What do ministers really make?

What do ministers really make?

How much do you make a year? Now, let me ask you another question. When you thought of that answer, did you include your health insurance benefits, your accident-life insurance, your car allowance, your Social Security, your pension fund?
   
Unless you are highly unusual, you did not include any of these benefits when you think in terms of how much you make each year. So why are many churches insistent upon including these benefits when they say how much their ministers make?
   
A totally deceptive answer to how much a minister “makes” is what many churches call “total package.” To come up with a “total package,” a church lumps together basic salary, housing allowance or parsonage, car allowance, utilities (if they are furnished), health insurance, convention expenses, life insurance, accident insurance and any other item that can possibly be tied to the minister’s benefit.
   
Or, a church will say, “We pay you $50,000 a year and how you divide up the money for various benefits is up to you.” So, the minister must decide, “Do I have a retirement program, or do I have more money to support my family now? Do I have health insurance or enough money to help my kids with their college educations?” But think for a minute — Is this fair, or even honest?
   
Suppose the church says the minister’s total package is $50,000 a year. What most churches do not figure is that a minister is self-employed and he must pay not 7.5 percent of his salary to Social Security, but 15 percent to self-employment. On the “total package,” that would be $7,500. This means that $50,000 immediately becomes $42,500.
  
A significant part of a “total package” is car expenses the minister incurs doing his job. (A farmer does not expect a hired person driving a tractor to provide the tractor and gasoline for the $6 an hour he is making, and the church should not expect the minister to provide his car to work for them.) A car and expenses to do his job can easily be $12,000 a year.
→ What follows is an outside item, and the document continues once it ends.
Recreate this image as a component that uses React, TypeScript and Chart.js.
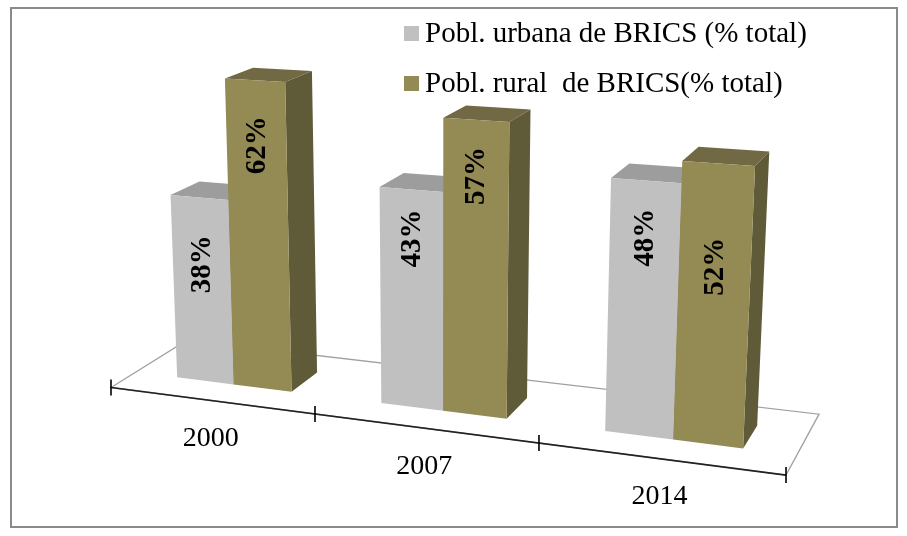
import React, { useEffect, useRef } from "react";
import { Chart, registerables } from "chart.js";

Chart.register(...registerables);

// ---------- data ----------
const categories = ["2000", "2007", "2014"];
const urbanValues = [38, 43, 48];
const ruralValues = [62, 57, 52];
const seriesNames = ["Pobl. urbana de BRICS (% total)", "Pobl. rural  de BRICS(% total)"];

// ---------- styling / layout ----------
const FONT = "'Liberation Serif', 'Times New Roman', serif";
const FACE_COLORS = [
  { front: "#c0c0c0", top: "#9d9d9d", side: "#8c8c8c", legend: "#c0c0c0" },
  { front: "#948a54", top: "#716943", side: "#5f5a37", legend: "#948a54" },
];
// perspective camera: screen = O + (X*ax + Y*ay + Z*az) / (1 + wx*X + wy*Y + wz*Z)
// X: category units, Y: value units, Z: floor depth (0 front .. 1 back)
const CAM = {
  ox: 111, oy: 387.5,
  ax: [194.9, 25.3], ay: [-0.2161, -4.737], az: [81.7, -50.8],
  wx: -0.0446, wy: -0.0006568, wz: 0.075,
};
const BAR_Z_FRONT = 0.31;
const BAR_Z_BACK = 0.69;
// how far (in value units) each data label centre sits below the bar top
const LABEL_DROP = [
  [13.6, 9.5, 10.5],
  [12.7, 10.5, 18.7],
];

function proj(X: number, Y: number, Z: number): [number, number] {
  const d = 1 + CAM.wx * X + CAM.wy * Y + CAM.wz * Z;
  return [
    CAM.ox + (X * CAM.ax[0] + Y * CAM.ay[0] + Z * CAM.az[0]) / d,
    CAM.oy + (X * CAM.ax[1] + Y * CAM.ay[1] + Z * CAM.az[1]) / d,
  ];
}

function poly(ctx: CanvasRenderingContext2D, pts: [number, number][]) {
  ctx.beginPath();
  pts.forEach((p, i) => (i === 0 ? ctx.moveTo(p[0], p[1]) : ctx.lineTo(p[0], p[1])));
  ctx.closePath();
}

const bar3dPlugin = {
  id: "bar3d",
  beforeDatasetsDraw() {
    return false;
  },
  afterDraw(chart: any) {
    const ctx: CanvasRenderingContext2D = chart.ctx;
    const xs = chart.scales.x;
    const ys = chart.scales.y;
    const labels: string[] = chart.data.labels;
    const n = labels.length;
    const catW = (xs.right - xs.left) / n;
    const unit = ys.getPixelForValue(0) - ys.getPixelForValue(1);
    const toX = (px: number) => (px - xs.left) / catW;
    const toY = (py: number) => (ys.getPixelForValue(0) - py) / unit;

    ctx.save();
    // white background + frame
    ctx.fillStyle = "#ffffff";
    ctx.fillRect(0, 0, chart.width, chart.height);
    ctx.strokeStyle = "#8a8a8a";
    ctx.lineWidth = 2;
    ctx.strokeRect(11, 8, 886, 519);

    // floor
    const f0 = proj(0, 0, 0), f1 = proj(n, 0, 0), f2 = proj(n, 0, 1), f3 = proj(0, 0, 1);
    poly(ctx, [f0, f1, f2, f3]);
    ctx.fillStyle = "#ffffff";
    ctx.fill();
    ctx.strokeStyle = "#a0a0a0";
    ctx.lineWidth = 1.3;
    ctx.stroke();
    // axis line + ticks
    ctx.beginPath();
    ctx.moveTo(f0[0], f0[1]);
    ctx.lineTo(f1[0], f1[1]);
    ctx.strokeStyle = "#222222";
    ctx.lineWidth = 1.6;
    ctx.stroke();
    for (let i = 0; i <= n; i++) {
      const p = proj(i, 0, 0);
      ctx.beginPath();
      ctx.moveTo(p[0], p[1] - 8);
      ctx.lineTo(p[0], p[1] + 8);
      ctx.strokeStyle = "#000000";
      ctx.lineWidth = 1.6;
      ctx.stroke();
    }
    // category labels
    ctx.fillStyle = "#000000";
    ctx.font = `28px ${FONT}`;
    ctx.textAlign = "center";
    ctx.textBaseline = "middle";
    for (let i = 0; i < n; i++) {
      const p = proj(toX(xs.getPixelForValue(i)), 0, 0);
      ctx.fillText(labels[i], p[0], p[1] + 38);
    }

    // bars
    const nd = chart.data.datasets.length;
    const labelJobs: { x: number; y: number; text: string }[] = [];
    for (let i = 0; i < n; i++) {
      for (let d = 0; d < nd; d++) {
        const el = chart.getDatasetMeta(d).data[i];
        const { x, y, base, width } = el.getProps(["x", "y", "base", "width"], true);
        const X0 = toX(x - width / 2);
        const X1 = toX(x + width / 2);
        const Yt = toY(y);
        const Yb = toY(base);
        const zf = BAR_Z_FRONT, zb = BAR_Z_BACK;
        const c = FACE_COLORS[d];
        // right side
        poly(ctx, [proj(X1, Yb, zf), proj(X1, Yb, zb), proj(X1, Yt, zb), proj(X1, Yt, zf)]);
        ctx.fillStyle = c.side;
        ctx.fill();
        // top
        poly(ctx, [proj(X0, Yt, zf), proj(X1, Yt, zf), proj(X1, Yt, zb), proj(X0, Yt, zb)]);
        ctx.fillStyle = c.top;
        ctx.fill();
        // front
        poly(ctx, [proj(X0, Yb, zf), proj(X1, Yb, zf), proj(X1, Yt, zf), proj(X0, Yt, zf)]);
        ctx.fillStyle = c.front;
        ctx.fill();

        const v = chart.data.datasets[d].data[i];
        const lp = proj((X0 + X1) / 2, Yt - LABEL_DROP[d][i], zf);
        labelJobs.push({ x: lp[0], y: lp[1], text: `${v}%` });
      }
    }
    // data labels (rotated)
    ctx.fillStyle = "#000000";
    ctx.font = `bold 29px ${FONT}`;
    ctx.textAlign = "center";
    ctx.textBaseline = "middle";
    labelJobs.forEach((j) => {
      ctx.save();
      ctx.translate(j.x, j.y);
      ctx.rotate(-Math.PI / 2);
      ctx.fillText(j.text, 0, 1);
      ctx.restore();
    });

    // legend
    ctx.font = `29px ${FONT}`;
    ctx.textAlign = "left";
    ctx.textBaseline = "alphabetic";
    chart.data.datasets.forEach((ds: any, k: number) => {
      const base = 42 + k * 50;
      ctx.fillStyle = FACE_COLORS[k].legend;
      ctx.fillRect(404, base - 16, 15, 15);
      ctx.fillStyle = "#000000";
      ctx.fillText(ds.label, 425, base);
    });
    ctx.restore();
  },
};

export default function App() {
  const canvasRef = useRef<HTMLCanvasElement | null>(null);

  useEffect(() => {
    if (!canvasRef.current) return;
    const chart = new Chart(canvasRef.current, {
      type: "bar",
      data: {
        labels: categories,
        datasets: [
          { label: seriesNames[0], data: urbanValues, backgroundColor: FACE_COLORS[0].front },
          { label: seriesNames[1], data: ruralValues, backgroundColor: FACE_COLORS[1].front },
        ],
      },
      options: {
        responsive: false,
        devicePixelRatio: 1,
        animation: false,
        layout: { padding: 0 },
        datasets: { bar: { categoryPercentage: 2 / 3.5, barPercentage: 1 } },
        plugins: { legend: { display: false }, tooltip: { enabled: false } },
        scales: {
          x: { type: "category", display: false, offset: true },
          y: { type: "linear", display: false, min: 0, max: 100 },
        },
      },
      plugins: [bar3dPlugin],
    } as any);
    return () => chart.destroy();
  }, []);

  return (
    <div style={{ position: "absolute", left: 0, top: 0, width: 907, height: 536 }}>
      <canvas ref={canvasRef} width={907} height={536} style={{ display: "block", width: 907, height: 536 }} />
    </div>
  );
}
That means the minister actually has a $30,500 salary.
   
Then, if the minister’s and his family’s health insurance is deducted from that amount, that can easily be another $6,000, ($6,000 is on the very low side) leaving him with $24,500 salary.
   
If an amount equal to 10 percent ($5,000) of his “total package” is placed in an annuity, as it should be, that leaves him with $19,500.  If the minister scrapes and travels and rooms with another minister going to conventions, that costs at least $1,000. If he buys books to stay current in his ministries, he will spend at least another $1,000. He now has $17,500 expendable income.
   
(Housing allowances and parsonages are more complicated issues and are not included here.)
   
So, that $50,000 package actually means the minister has $17,500 salary plus benefits. No other occupation this editor knows counts benefits as salary and there certainly is no such thing as a “total package.”
   
Every secular business knows what an employee costs the company is not what the employee gets.
   
But, some churches know the idea of “a total package of $50,000 a year” sounds much better than “an annual salary of $17,000 plus benefits.”
   
Praise God, churches are increasingly aware of the importance of benefits for their ministers. For decades, many were not.
   
Budget time in many churches is fast approaching. Hopefully, there will be members of the church’s budget committee and congregation who will “tell it like it is” when it comes to the salary and benefits ministers receive. The Bible says clearly that “a workman is worthy his hire” and this would certainly include straightforward figures and openness when dealing with them.
   
But the minister should not be expected to have “benefits” deducted from his salary.